Stated task -> Output each entry below as it stands, leaving out every picture.

-- Begin Excerpted data --

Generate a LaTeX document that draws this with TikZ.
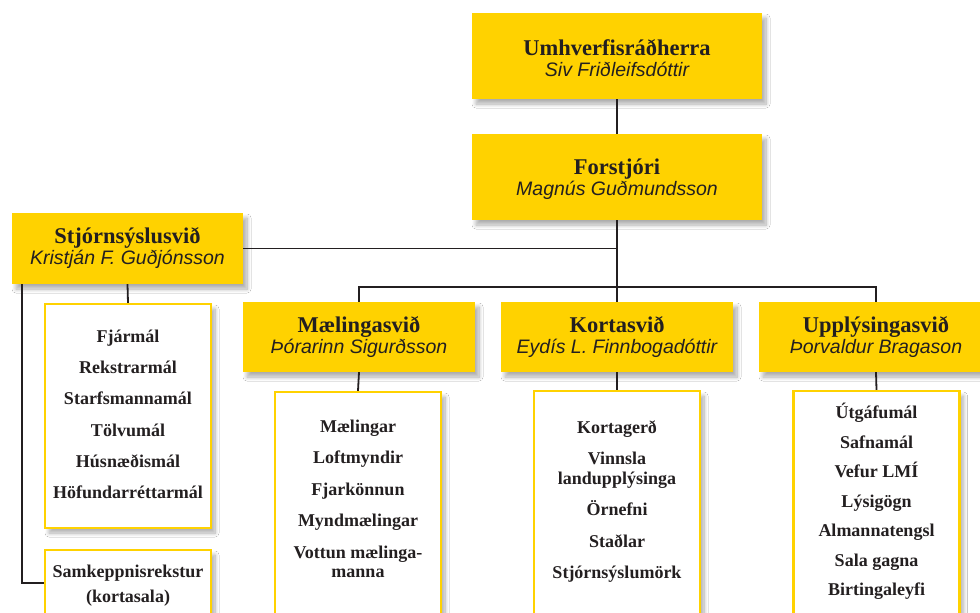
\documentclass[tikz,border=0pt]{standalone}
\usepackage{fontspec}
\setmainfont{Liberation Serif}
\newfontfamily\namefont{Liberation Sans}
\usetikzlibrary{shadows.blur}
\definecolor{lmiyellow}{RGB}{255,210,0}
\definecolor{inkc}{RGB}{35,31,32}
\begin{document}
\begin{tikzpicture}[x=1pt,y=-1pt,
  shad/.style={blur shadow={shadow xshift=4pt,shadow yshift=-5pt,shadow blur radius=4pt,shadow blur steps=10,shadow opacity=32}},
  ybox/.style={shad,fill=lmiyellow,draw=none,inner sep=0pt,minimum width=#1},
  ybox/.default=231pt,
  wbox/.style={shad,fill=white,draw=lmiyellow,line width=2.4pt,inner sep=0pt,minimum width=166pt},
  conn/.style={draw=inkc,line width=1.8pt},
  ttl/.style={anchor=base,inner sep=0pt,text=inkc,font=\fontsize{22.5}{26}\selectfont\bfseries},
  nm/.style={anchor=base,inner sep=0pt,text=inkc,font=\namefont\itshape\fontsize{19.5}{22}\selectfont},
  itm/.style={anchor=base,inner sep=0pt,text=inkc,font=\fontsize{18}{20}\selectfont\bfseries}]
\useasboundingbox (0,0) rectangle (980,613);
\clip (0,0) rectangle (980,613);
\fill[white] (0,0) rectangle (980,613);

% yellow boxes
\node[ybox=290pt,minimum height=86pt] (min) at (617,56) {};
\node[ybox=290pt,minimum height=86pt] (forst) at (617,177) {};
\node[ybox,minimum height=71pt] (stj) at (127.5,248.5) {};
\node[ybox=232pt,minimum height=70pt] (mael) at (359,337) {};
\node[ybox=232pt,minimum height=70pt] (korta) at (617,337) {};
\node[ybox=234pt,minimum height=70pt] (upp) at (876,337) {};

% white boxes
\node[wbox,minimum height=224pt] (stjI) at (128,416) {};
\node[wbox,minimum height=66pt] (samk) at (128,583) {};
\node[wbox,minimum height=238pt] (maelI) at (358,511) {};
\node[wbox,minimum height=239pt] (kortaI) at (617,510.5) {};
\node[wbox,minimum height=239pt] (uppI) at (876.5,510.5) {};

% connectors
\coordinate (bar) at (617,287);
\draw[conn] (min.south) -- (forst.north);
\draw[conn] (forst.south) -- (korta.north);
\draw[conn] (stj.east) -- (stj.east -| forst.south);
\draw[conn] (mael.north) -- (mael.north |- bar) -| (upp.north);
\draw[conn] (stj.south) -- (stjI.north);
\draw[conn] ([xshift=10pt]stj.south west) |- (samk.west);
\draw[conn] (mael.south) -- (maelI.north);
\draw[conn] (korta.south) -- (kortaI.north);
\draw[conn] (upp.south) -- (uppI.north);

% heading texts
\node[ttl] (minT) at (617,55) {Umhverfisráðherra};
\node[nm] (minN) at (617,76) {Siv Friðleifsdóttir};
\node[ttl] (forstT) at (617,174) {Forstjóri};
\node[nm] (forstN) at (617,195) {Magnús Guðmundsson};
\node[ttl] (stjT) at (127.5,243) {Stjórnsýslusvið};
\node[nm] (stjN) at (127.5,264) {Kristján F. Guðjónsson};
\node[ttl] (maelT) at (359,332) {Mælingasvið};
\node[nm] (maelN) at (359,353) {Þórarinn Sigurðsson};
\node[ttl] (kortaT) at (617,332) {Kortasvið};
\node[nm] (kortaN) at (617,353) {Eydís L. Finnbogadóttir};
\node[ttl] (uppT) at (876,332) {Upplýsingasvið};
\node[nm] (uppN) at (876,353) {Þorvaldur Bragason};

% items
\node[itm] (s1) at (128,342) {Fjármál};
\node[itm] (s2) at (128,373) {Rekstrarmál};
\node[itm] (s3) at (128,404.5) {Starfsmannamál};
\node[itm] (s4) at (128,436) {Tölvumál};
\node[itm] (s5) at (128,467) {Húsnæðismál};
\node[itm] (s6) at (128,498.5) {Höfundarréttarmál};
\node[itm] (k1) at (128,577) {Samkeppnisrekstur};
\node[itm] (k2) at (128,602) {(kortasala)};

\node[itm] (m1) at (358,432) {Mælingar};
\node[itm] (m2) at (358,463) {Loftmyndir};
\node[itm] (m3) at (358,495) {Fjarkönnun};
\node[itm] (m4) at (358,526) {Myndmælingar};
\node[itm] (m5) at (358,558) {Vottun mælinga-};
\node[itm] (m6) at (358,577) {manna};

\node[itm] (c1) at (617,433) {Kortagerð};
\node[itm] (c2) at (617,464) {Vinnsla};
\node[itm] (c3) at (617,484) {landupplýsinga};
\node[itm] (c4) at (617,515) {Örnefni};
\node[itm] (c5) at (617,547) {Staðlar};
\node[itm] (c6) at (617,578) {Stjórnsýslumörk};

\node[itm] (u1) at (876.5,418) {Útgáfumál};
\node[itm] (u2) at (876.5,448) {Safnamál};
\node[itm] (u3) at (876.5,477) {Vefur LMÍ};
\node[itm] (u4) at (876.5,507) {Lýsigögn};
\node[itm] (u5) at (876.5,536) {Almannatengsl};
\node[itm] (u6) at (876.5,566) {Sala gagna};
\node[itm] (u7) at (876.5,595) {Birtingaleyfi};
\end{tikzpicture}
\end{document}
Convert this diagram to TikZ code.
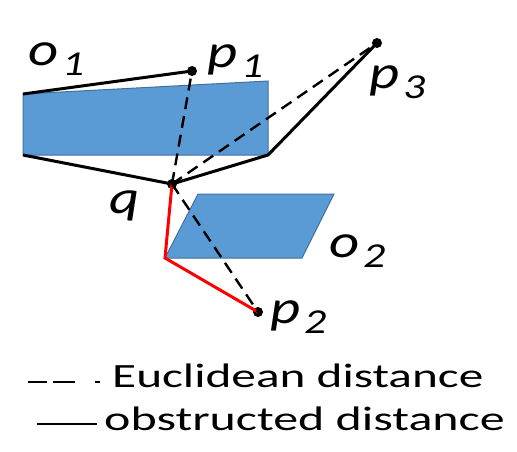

-- End Excerpted data --

Final answer ->
Generate a LaTeX document that draws this with TikZ.
\documentclass[tikz,border=0pt]{standalone}
\usepackage{fontspec}
\setmainfont{Liberation Serif}
\newfontfamily\namefont{Liberation Sans}
\usetikzlibrary{shadows.blur}
\definecolor{lmiyellow}{RGB}{255,210,0}
\definecolor{inkc}{RGB}{35,31,32}
\begin{document}
\begin{tikzpicture}[x=1pt,y=-1pt,
  shad/.style={blur shadow={shadow xshift=4pt,shadow yshift=-5pt,shadow blur radius=4pt,shadow blur steps=10,shadow opacity=32}},
  ybox/.style={shad,fill=lmiyellow,draw=none,inner sep=0pt,minimum width=#1},
  ybox/.default=231pt,
  wbox/.style={shad,fill=white,draw=lmiyellow,line width=2.4pt,inner sep=0pt,minimum width=166pt},
  conn/.style={draw=inkc,line width=1.8pt},
  ttl/.style={anchor=base,inner sep=0pt,text=inkc,font=\fontsize{22.5}{26}\selectfont\bfseries},
  nm/.style={anchor=base,inner sep=0pt,text=inkc,font=\namefont\itshape\fontsize{19.5}{22}\selectfont},
  itm/.style={anchor=base,inner sep=0pt,text=inkc,font=\fontsize{18}{20}\selectfont\bfseries}]
\useasboundingbox (0,0) rectangle (980,613);
\clip (0,0) rectangle (980,613);
\fill[white] (0,0) rectangle (980,613);

% yellow boxes
\node[ybox=290pt,minimum height=86pt] (min) at (617,56) {};
\node[ybox=290pt,minimum height=86pt] (forst) at (617,177) {};
\node[ybox,minimum height=71pt] (stj) at (127.5,248.5) {};
\node[ybox=232pt,minimum height=70pt] (mael) at (359,337) {};
\node[ybox=232pt,minimum height=70pt] (korta) at (617,337) {};
\node[ybox=234pt,minimum height=70pt] (upp) at (876,337) {};

% white boxes
\node[wbox,minimum height=224pt] (stjI) at (128,416) {};
\node[wbox,minimum height=66pt] (samk) at (128,583) {};
\node[wbox,minimum height=238pt] (maelI) at (358,511) {};
\node[wbox,minimum height=239pt] (kortaI) at (617,510.5) {};
\node[wbox,minimum height=239pt] (uppI) at (876.5,510.5) {};

% connectors
\coordinate (bar) at (617,287);
\draw[conn] (min.south) -- (forst.north);
\draw[conn] (forst.south) -- (korta.north);
\draw[conn] (stj.east) -- (stj.east -| forst.south);
\draw[conn] (mael.north) -- (mael.north |- bar) -| (upp.north);
\draw[conn] (stj.south) -- (stjI.north);
\draw[conn] ([xshift=10pt]stj.south west) |- (samk.west);
\draw[conn] (mael.south) -- (maelI.north);
\draw[conn] (korta.south) -- (kortaI.north);
\draw[conn] (upp.south) -- (uppI.north);

% heading texts
\node[ttl] (minT) at (617,55) {Umhverfisráðherra};
\node[nm] (minN) at (617,76) {Siv Friðleifsdóttir};
\node[ttl] (forstT) at (617,174) {Forstjóri};
\node[nm] (forstN) at (617,195) {Magnús Guðmundsson};
\node[ttl] (stjT) at (127.5,243) {Stjórnsýslusvið};
\node[nm] (stjN) at (127.5,264) {Kristján F. Guðjónsson};
\node[ttl] (maelT) at (359,332) {Mælingasvið};
\node[nm] (maelN) at (359,353) {Þórarinn Sigurðsson};
\node[ttl] (kortaT) at (617,332) {Kortasvið};
\node[nm] (kortaN) at (617,353) {Eydís L. Finnbogadóttir};
\node[ttl] (uppT) at (876,332) {Upplýsingasvið};
\node[nm] (uppN) at (876,353) {Þorvaldur Bragason};

% items
\node[itm] (s1) at (128,342) {Fjármál};
\node[itm] (s2) at (128,373) {Rekstrarmál};
\node[itm] (s3) at (128,404.5) {Starfsmannamál};
\node[itm] (s4) at (128,436) {Tölvumál};
\node[itm] (s5) at (128,467) {Húsnæðismál};
\node[itm] (s6) at (128,498.5) {Höfundarréttarmál};
\node[itm] (k1) at (128,577) {Samkeppnisrekstur};
\node[itm] (k2) at (128,602) {(kortasala)};

\node[itm] (m1) at (358,432) {Mælingar};
\node[itm] (m2) at (358,463) {Loftmyndir};
\node[itm] (m3) at (358,495) {Fjarkönnun};
\node[itm] (m4) at (358,526) {Myndmælingar};
\node[itm] (m5) at (358,558) {Vottun mælinga-};
\node[itm] (m6) at (358,577) {manna};

\node[itm] (c1) at (617,433) {Kortagerð};
\node[itm] (c2) at (617,464) {Vinnsla};
\node[itm] (c3) at (617,484) {landupplýsinga};
\node[itm] (c4) at (617,515) {Örnefni};
\node[itm] (c5) at (617,547) {Staðlar};
\node[itm] (c6) at (617,578) {Stjórnsýslumörk};

\node[itm] (u1) at (876.5,418) {Útgáfumál};
\node[itm] (u2) at (876.5,448) {Safnamál};
\node[itm] (u3) at (876.5,477) {Vefur LMÍ};
\node[itm] (u4) at (876.5,507) {Lýsigögn};
\node[itm] (u5) at (876.5,536) {Almannatengsl};
\node[itm] (u6) at (876.5,566) {Sala gagna};
\node[itm] (u7) at (876.5,595) {Birtingaleyfi};
\end{tikzpicture}
\end{document}
Convert this diagram to TikZ code.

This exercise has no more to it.